In the second year of the pandemic, the health system reinforced its commitment to its Mission with $1.9 billion in community benefit, which is over $366 million more than pre-pandemic levels.
RENTON, WASH. March 8, 2022 – Providence, one of the largest health systems in the nation, today announced results for the fiscal year ended Dec. 31, 2021. The report describes an unprecedented year, marked by three major surges in COVID-19 volumes, a national shortage of health care personnel, as well as deferrals of non-emergent care. In continuing to meet the tremendous need, Providence experienced a net operating loss as higher costs resulting from the pandemic outpaced reimbursement from payers.
Despite the challenges, Providence continued to increase its community benefit contributions. For the fiscal year ended Dec. 31, 2021, the health system provided $1.9 billion in uncompensated care and other community benefit activities, compared to $1.8 billion in 2020 and $1.5 billion in 2019. This represents an increase of $366 million since the pandemic began.
“Throughout this time of need, Providence continues to be here for our communities. We are deeply grateful to our caregivers for their commitment to the Mission and all they do to help us serve those who are most vulnerable. We are incredibly proud that we continue to increase our community benefit levels amid the challenges of the pandemic,” said Providence President and CEO Rod Hochman, M.D.
Providence continues to forge a path to recovery and renewal. The health system is diligently working to address pent-up health needs that have resulted from deferred care. In addition, Providence unveiled a new strategic plan – Destination Health 2025 – which serves as a roadmap for improving health and transforming health care and ensuring the financial strength of the Mission far into the future.
“Destination Health 2025 redoubles our commitment to our communities and caregivers. We are focusing on healing and rebuilding our teams, as well as creating the workforce of the future. We are also advancing other key strategies, such as diversifying revenue through value-based care and other services to support patient-care operations,” Providence CFO Greg Hoffman said.
Providence experienced higher volumes as well as higher acuity in 2021. Volumes as measured by case mix adjusted admissions were 7% higher for the fiscal year ended Dec. 31, 2021, compared with the same period in 2020. The increases were driven by higher outpatient and inpatient volumes, as well as increased emergency department visits.
For the fiscal year ended Dec. 31, 2021, earnings before interest, depreciation and amortization (EBIDA) were $812 million, or 3% of operating revenues, compared with $1.1 billion and 4.4% of operating revenues in the prior year. Operating revenues were $27.3 billion, an increase of 6% compared with the same period in 2020. Meanwhile, operating expenses were $28 billion, up 8 percent compared with the prior year. This included a 10% increase in salaries and benefits due to higher wages, increased agency staffing costs and overtime. As a result, Providence experienced a net operating loss of $714 million from operations for the year ended Dec. 31, 2021. Despite increased COVID-19 volumes across Providence, the health system recognized $313 million in CARES Act funding in 2021, compared with $957 million in the prior year.

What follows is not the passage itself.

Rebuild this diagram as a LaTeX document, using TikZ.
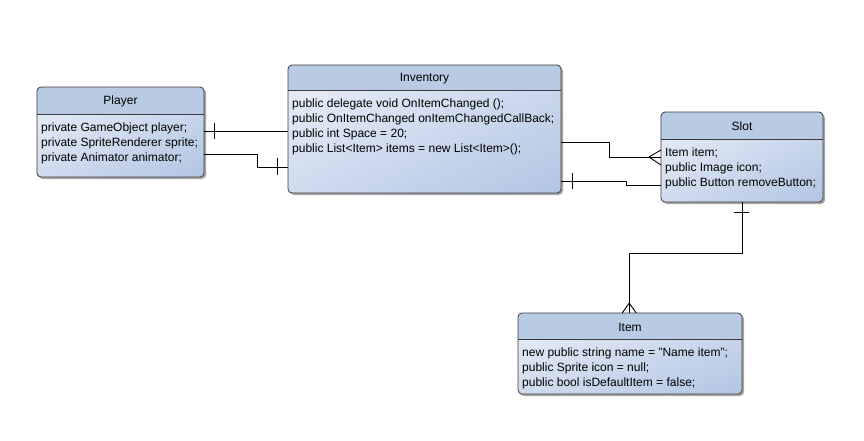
\documentclass[tikz,border=0pt]{standalone}
\usepackage{fontspec}
\setmainfont{Liberation Sans}
\usetikzlibrary{calc,shadings}
\definecolor{hdr}{RGB}{184,202,228}
\definecolor{bodylight}{RGB}{236,241,249}
\definecolor{bodymid}{RGB}{207,219,238}
\definecolor{bodydark}{RGB}{178,197,227}
\definecolor{edge}{RGB}{60,60,60}
\tikzset{
  classbox/.style={anchor=north west, inner sep=0pt, rectangle, rounded corners=4pt},
  classtitle/.style={font=\fontsize{12}{15}\selectfont, inner sep=0pt},
  members/.style={anchor=north west, font=\fontsize{12}{15}\selectfont, align=left, inner sep=0pt},
  rel/.style={draw=black, line width=0.9pt},
  tick/.style={draw=black, line width=0.9pt},
}
% \umlclass{name}{x}{y}{width}{height}{header height}{title}{members}
\newcommand\umlclass[8]{%
  \fill[black!35, rounded corners=4pt] (#2+2,#3+2) rectangle ++(#4,#5);
  \node[classbox, minimum width=#4pt, minimum height=#5pt] (#1) at (#2,#3) {};
  \begin{scope}
    \clip[rounded corners=4pt] (#2,#3) rectangle ++(#4,#5);
    \shade[upper left=bodylight, lower right=bodydark, upper right=bodymid, lower left=bodymid] (#2,#3) rectangle ++(#4,#5);
    \fill[hdr] (#2,#3) rectangle ++(#4,#6);
  \end{scope}
  \draw[edge, line width=0.8pt, rounded corners=4pt] (#2,#3) rectangle ++(#4,#5);
  \draw[edge, line width=0.8pt] (#2,#3+#6) -- ++(#4,0);
  \node[classtitle] (#1-title) at (#2+#4/2,#3+#6/2+1) {#7};
  \node[members] (#1-members) at (#2+4,#3+#6+9) {#8};
}
\begin{document}
\begin{tikzpicture}[x=1pt,y=-1pt]
\useasboundingbox (0,0) rectangle (864,440);
\fill[white] (0,0) rectangle (864,440);

\umlclass{player}{37}{87}{167}{90}{27}{Player}{private GameObject player;\\private SpriteRenderer sprite;\\private Animator animator;}
\umlclass{inventory}{288}{65}{273}{128}{25}{Inventory}{public delegate void OnItemChanged ();\\public OnItemChanged onItemChangedCallBack;\\public int Space = 20;\\public List<Item> items = new List<Item>();}
\umlclass{slot}{661}{112}{162}{90}{27}{Slot}{Item item;\\public Image icon;\\public Button removeButton;}
\umlclass{item}{518}{313}{224}{81}{26}{Item}{new public string name = "Name item";\\public Sprite icon = null;\\public bool isDefaultItem = false;}

% connection points on the class outlines
\coordinate (pA) at ([yshift=-44pt]player.north east);
\coordinate (pB) at ([yshift=-67pt]player.north east);
\coordinate (iA) at ([yshift=-66pt]inventory.north west);
\coordinate (iB) at ([yshift=-102pt]inventory.north west);
\coordinate (iC) at ([yshift=-77pt]inventory.north east);
\coordinate (iD) at ([yshift=-116pt]inventory.north east);
\coordinate (sA) at ([yshift=-45pt]slot.north west);
\coordinate (sB) at ([yshift=-73pt]slot.north west);
\coordinate (sS) at (slot.south);
\coordinate (tN) at ([xshift=-1pt]item.north);

% Player -- Inventory
\draw[rel] (pA) -- (iA);
\draw[tick] ($(pA)+(10,-8)$) -- ($(pA)+(10,8)$);
\draw[rel] (pB) -- ++(53,0) |- (iB);
\draw[tick] ($(iB)+(-11,-9)$) -- ($(iB)+(-11,8)$);

% Inventory -- Slot (one to many)
\draw[rel] (iC) -- ++(48,0) |- (sA);
\draw[tick] ($(sA)+(-12,0)$) -- ($(sA)+(0,-7)$);
\draw[tick] ($(sA)+(-12,0)$) -- ($(sA)+(0,8)$);

% Inventory -- Slot (one to one)
\draw[rel] (iD) -- ++(65,0) |- (sB);
\draw[tick] ($(iD)+(11,-8)$) -- ($(iD)+(11,8)$);

% Slot -- Item (one to many)
\draw[rel] (sS) -- ++(0,51) -| (tN);
\draw[tick] ($(sS)+(-8,10)$) -- ($(sS)+(7,10)$);
\draw[tick] ($(tN)+(0,-10)$) -- ($(tN)+(-7,0)$);
\draw[tick] ($(tN)+(0,-10)$) -- ($(tN)+(7,0)$);
\end{tikzpicture}
\end{document}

In other highlights, non-operating income totaled $1.2 billion for the fiscal year ended December 31, 2021, compared with $1 billion in 2020. Non-operating income helps to recoup operating losses resulting from the pandemic and offset reimbursement shortfalls from Medicaid and Medicare coverage, allowing us to serve vulnerable populations while balancing our financial performance.
“When the first U.S. patient with COVID-19 was admitted to a Providence hospital two years ago, there was not a playbook for what was about to unfold. But together we responded to the challenge,” Hoffman said. “Though the headwinds will be strong the next few months, we have charted a clear path to recovery and renewal, and we will continue to invest in the health and well-being of our caregivers and patients. Just as our founders did more than 165 years ago, we will respond to the times while continuing to take the long view to ensure the Mission flourishes into the future.”